(Plotting code records)
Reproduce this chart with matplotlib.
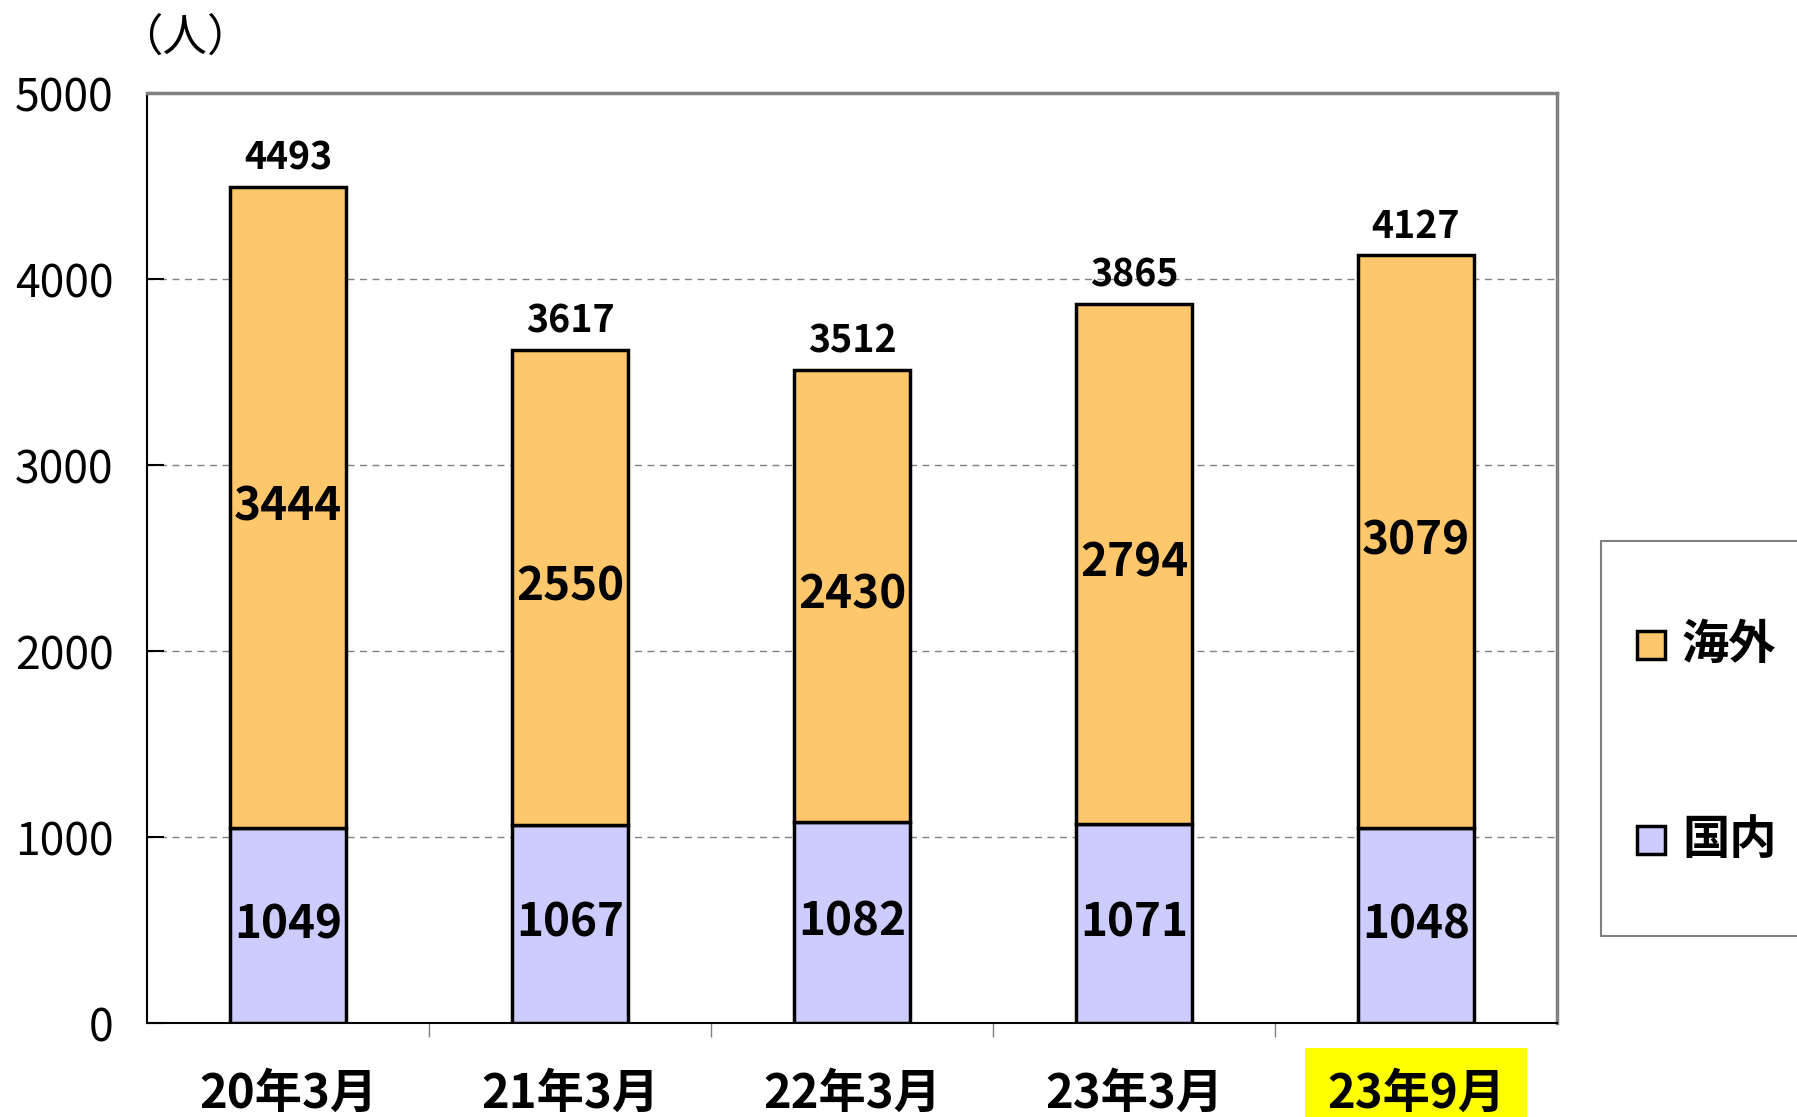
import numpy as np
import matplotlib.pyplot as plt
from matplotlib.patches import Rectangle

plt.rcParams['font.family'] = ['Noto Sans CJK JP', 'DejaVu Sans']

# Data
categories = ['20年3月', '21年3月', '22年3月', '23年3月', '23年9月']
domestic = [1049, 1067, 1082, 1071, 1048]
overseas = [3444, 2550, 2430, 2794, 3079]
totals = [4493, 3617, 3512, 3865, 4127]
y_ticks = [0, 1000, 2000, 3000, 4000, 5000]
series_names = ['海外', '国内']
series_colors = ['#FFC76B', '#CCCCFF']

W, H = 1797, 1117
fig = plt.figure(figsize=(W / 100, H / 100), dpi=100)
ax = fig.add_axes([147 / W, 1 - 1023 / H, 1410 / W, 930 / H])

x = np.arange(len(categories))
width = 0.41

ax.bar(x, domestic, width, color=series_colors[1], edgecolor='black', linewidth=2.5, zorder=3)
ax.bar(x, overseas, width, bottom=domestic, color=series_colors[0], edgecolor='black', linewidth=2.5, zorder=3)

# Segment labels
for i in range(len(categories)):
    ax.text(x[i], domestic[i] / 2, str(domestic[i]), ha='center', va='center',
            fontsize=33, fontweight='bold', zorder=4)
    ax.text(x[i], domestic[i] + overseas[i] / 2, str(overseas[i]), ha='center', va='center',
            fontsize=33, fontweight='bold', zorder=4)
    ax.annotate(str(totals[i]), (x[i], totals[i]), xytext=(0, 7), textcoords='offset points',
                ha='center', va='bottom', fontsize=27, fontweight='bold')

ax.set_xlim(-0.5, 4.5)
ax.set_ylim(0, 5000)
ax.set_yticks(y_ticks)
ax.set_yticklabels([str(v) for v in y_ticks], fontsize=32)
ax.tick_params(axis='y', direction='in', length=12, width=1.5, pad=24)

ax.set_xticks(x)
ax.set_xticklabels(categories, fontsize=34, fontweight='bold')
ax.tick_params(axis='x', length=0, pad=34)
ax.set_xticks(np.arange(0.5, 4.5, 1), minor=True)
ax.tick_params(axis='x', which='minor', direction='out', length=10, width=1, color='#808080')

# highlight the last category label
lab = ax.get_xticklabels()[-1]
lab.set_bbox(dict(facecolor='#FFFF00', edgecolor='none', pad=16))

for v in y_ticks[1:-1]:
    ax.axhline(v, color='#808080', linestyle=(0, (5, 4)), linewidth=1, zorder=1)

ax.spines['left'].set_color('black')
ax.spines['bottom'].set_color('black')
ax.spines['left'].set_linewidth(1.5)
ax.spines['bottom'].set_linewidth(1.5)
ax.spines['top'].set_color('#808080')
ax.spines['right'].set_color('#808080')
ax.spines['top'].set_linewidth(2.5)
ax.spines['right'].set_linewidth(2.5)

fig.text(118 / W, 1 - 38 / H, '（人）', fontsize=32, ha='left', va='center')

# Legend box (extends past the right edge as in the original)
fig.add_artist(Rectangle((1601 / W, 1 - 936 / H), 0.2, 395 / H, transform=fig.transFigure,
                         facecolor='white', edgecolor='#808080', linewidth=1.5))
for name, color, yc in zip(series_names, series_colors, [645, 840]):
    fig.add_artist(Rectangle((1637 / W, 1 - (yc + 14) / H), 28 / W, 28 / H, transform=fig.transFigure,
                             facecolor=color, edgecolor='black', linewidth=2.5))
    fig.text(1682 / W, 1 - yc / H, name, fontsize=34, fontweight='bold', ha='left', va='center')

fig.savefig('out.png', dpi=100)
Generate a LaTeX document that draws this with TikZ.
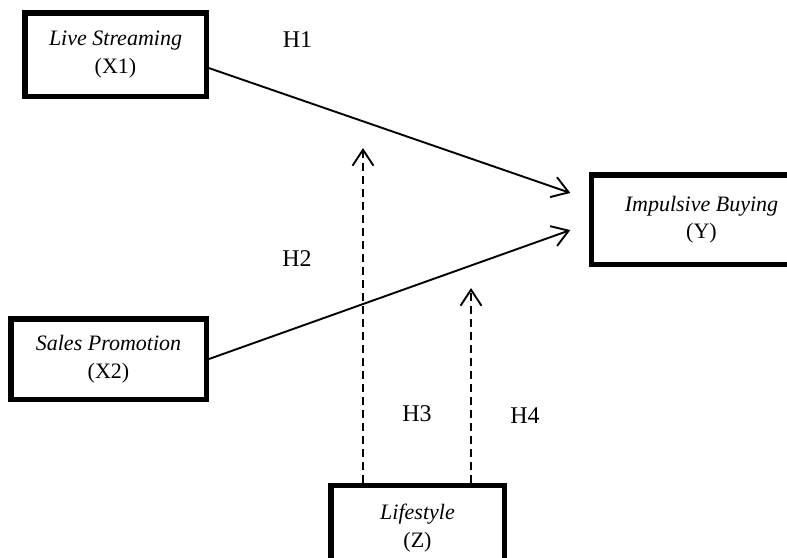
* * *
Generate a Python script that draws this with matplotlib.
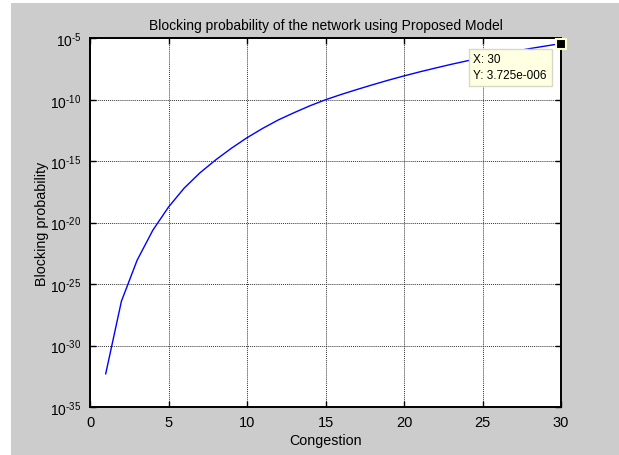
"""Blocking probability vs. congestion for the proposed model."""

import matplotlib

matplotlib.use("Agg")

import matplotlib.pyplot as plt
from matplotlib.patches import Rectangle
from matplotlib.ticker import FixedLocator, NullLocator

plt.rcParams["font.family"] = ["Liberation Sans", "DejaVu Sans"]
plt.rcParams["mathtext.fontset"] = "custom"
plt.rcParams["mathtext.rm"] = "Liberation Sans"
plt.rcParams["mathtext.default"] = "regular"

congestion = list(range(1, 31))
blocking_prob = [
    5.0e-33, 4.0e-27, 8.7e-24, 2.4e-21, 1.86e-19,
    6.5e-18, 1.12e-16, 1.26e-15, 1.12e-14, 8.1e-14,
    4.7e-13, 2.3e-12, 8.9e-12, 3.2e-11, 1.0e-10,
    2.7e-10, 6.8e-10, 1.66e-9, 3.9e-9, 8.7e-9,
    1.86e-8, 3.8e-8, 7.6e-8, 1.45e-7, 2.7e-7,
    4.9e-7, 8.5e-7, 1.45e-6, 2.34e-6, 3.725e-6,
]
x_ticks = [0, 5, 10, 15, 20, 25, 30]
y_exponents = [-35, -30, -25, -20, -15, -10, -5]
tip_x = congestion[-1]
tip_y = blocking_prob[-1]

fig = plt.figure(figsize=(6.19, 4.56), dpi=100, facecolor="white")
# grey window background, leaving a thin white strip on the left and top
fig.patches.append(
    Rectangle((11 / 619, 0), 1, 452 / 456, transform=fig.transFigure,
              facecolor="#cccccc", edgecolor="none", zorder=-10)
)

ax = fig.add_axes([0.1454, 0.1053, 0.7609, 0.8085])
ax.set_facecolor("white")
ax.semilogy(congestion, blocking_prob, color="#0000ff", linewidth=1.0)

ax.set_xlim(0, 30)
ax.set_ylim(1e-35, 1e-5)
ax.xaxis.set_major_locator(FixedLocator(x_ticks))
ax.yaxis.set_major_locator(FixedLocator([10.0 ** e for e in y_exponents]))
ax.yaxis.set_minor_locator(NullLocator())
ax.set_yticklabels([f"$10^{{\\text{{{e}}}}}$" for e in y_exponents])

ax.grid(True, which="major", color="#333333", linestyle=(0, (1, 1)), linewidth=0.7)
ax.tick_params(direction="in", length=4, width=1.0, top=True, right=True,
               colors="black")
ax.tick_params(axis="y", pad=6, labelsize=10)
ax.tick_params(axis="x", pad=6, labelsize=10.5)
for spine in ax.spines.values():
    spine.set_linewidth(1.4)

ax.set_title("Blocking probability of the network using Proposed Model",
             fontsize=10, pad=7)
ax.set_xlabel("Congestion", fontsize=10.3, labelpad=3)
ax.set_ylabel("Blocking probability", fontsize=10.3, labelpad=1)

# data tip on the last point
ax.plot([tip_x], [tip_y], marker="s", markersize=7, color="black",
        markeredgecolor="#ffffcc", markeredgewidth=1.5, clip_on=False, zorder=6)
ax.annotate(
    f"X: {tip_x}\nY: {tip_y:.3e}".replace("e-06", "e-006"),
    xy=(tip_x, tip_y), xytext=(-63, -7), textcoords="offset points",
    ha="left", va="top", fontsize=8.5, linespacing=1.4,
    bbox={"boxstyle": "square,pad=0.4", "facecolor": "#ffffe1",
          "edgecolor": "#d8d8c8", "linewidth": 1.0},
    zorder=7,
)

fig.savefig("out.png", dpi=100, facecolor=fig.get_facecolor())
==
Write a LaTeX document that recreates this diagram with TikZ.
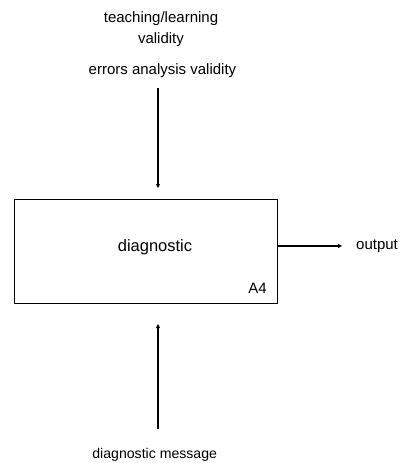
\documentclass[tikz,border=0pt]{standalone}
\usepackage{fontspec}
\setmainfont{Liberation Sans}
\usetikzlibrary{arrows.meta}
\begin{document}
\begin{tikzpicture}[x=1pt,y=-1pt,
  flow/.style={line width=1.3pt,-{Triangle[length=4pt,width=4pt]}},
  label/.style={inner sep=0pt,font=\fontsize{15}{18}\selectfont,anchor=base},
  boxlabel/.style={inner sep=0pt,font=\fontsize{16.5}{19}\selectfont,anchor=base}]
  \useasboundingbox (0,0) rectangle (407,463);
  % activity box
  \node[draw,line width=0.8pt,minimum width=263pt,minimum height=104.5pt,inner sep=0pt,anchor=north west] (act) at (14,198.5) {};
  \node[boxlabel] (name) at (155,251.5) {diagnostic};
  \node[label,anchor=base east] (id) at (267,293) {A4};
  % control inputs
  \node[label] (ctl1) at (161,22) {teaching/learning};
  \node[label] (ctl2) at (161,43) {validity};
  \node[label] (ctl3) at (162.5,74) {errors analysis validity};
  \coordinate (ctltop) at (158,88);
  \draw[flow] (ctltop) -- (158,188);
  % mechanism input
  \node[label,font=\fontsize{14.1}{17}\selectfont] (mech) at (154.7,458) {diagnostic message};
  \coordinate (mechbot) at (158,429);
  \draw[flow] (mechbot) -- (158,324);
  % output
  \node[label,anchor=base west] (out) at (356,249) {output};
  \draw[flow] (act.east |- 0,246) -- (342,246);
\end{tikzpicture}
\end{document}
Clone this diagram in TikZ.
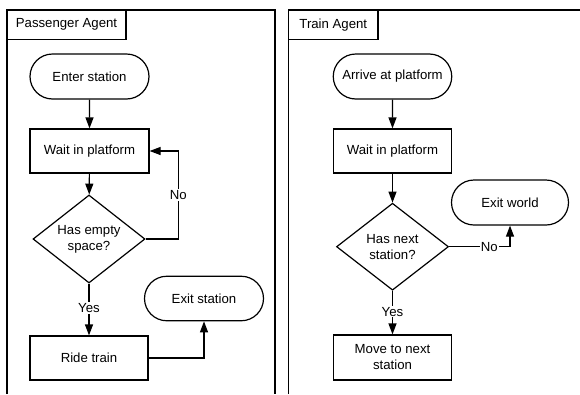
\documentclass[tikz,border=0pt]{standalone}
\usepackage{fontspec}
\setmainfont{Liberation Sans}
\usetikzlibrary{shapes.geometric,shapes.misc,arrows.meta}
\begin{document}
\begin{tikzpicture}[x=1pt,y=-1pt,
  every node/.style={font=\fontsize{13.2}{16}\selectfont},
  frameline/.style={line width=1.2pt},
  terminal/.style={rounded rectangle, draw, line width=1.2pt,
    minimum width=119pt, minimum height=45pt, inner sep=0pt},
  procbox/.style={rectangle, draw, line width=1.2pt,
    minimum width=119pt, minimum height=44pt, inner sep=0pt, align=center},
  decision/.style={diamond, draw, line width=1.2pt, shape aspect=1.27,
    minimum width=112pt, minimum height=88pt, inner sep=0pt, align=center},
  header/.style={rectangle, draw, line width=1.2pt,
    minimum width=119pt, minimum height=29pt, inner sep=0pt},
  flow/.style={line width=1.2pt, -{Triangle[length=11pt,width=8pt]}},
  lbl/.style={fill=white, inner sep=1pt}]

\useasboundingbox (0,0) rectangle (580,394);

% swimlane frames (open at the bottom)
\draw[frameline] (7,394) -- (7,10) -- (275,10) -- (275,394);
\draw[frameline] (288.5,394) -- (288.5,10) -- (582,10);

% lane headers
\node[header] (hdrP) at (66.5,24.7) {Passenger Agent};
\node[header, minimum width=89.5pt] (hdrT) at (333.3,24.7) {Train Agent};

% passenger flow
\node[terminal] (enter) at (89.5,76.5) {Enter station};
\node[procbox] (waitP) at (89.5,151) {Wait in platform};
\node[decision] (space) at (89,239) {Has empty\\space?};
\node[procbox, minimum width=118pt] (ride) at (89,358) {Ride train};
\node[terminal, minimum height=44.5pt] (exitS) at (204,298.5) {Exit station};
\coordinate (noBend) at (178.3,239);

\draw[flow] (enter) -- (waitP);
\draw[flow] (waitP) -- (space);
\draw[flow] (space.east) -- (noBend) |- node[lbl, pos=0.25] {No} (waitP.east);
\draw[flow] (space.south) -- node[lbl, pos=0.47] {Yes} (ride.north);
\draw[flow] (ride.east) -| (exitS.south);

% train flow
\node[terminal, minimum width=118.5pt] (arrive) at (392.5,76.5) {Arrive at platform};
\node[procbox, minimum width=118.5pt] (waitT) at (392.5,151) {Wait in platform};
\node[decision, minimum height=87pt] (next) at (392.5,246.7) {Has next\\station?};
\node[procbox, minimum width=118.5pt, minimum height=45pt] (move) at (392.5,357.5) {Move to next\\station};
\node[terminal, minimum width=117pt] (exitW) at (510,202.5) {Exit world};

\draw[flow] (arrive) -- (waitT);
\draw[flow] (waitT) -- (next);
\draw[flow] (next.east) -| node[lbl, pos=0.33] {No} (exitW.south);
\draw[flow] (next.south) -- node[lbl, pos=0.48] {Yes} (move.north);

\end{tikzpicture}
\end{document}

§ **Problem to work on**: Give back exactly the lines from the one containing "Generate a Python" to the one containing "spine.set_linewidth(1.4)", both included, and no pictures.

§ **The answer**:
Generate a Python script that draws this with matplotlib.
"""Blocking probability vs. congestion for the proposed model."""

import matplotlib

matplotlib.use("Agg")

import matplotlib.pyplot as plt
from matplotlib.patches import Rectangle
from matplotlib.ticker import FixedLocator, NullLocator

plt.rcParams["font.family"] = ["Liberation Sans", "DejaVu Sans"]
plt.rcParams["mathtext.fontset"] = "custom"
plt.rcParams["mathtext.rm"] = "Liberation Sans"
plt.rcParams["mathtext.default"] = "regular"

congestion = list(range(1, 31))
blocking_prob = [
    5.0e-33, 4.0e-27, 8.7e-24, 2.4e-21, 1.86e-19,
    6.5e-18, 1.12e-16, 1.26e-15, 1.12e-14, 8.1e-14,
    4.7e-13, 2.3e-12, 8.9e-12, 3.2e-11, 1.0e-10,
    2.7e-10, 6.8e-10, 1.66e-9, 3.9e-9, 8.7e-9,
    1.86e-8, 3.8e-8, 7.6e-8, 1.45e-7, 2.7e-7,
    4.9e-7, 8.5e-7, 1.45e-6, 2.34e-6, 3.725e-6,
]
x_ticks = [0, 5, 10, 15, 20, 25, 30]
y_exponents = [-35, -30, -25, -20, -15, -10, -5]
tip_x = congestion[-1]
tip_y = blocking_prob[-1]

fig = plt.figure(figsize=(6.19, 4.56), dpi=100, facecolor="white")
# grey window background, leaving a thin white strip on the left and top
fig.patches.append(
    Rectangle((11 / 619, 0), 1, 452 / 456, transform=fig.transFigure,
              facecolor="#cccccc", edgecolor="none", zorder=-10)
)

ax = fig.add_axes([0.1454, 0.1053, 0.7609, 0.8085])
ax.set_facecolor("white")
ax.semilogy(congestion, blocking_prob, color="#0000ff", linewidth=1.0)

ax.set_xlim(0, 30)
ax.set_ylim(1e-35, 1e-5)
ax.xaxis.set_major_locator(FixedLocator(x_ticks))
ax.yaxis.set_major_locator(FixedLocator([10.0 ** e for e in y_exponents]))
ax.yaxis.set_minor_locator(NullLocator())
ax.set_yticklabels([f"$10^{{\\text{{{e}}}}}$" for e in y_exponents])

ax.grid(True, which="major", color="#333333", linestyle=(0, (1, 1)), linewidth=0.7)
ax.tick_params(direction="in", length=4, width=1.0, top=True, right=True,
               colors="black")
ax.tick_params(axis="y", pad=6, labelsize=10)
ax.tick_params(axis="x", pad=6, labelsize=10.5)
for spine in ax.spines.values():
    spine.set_linewidth(1.4)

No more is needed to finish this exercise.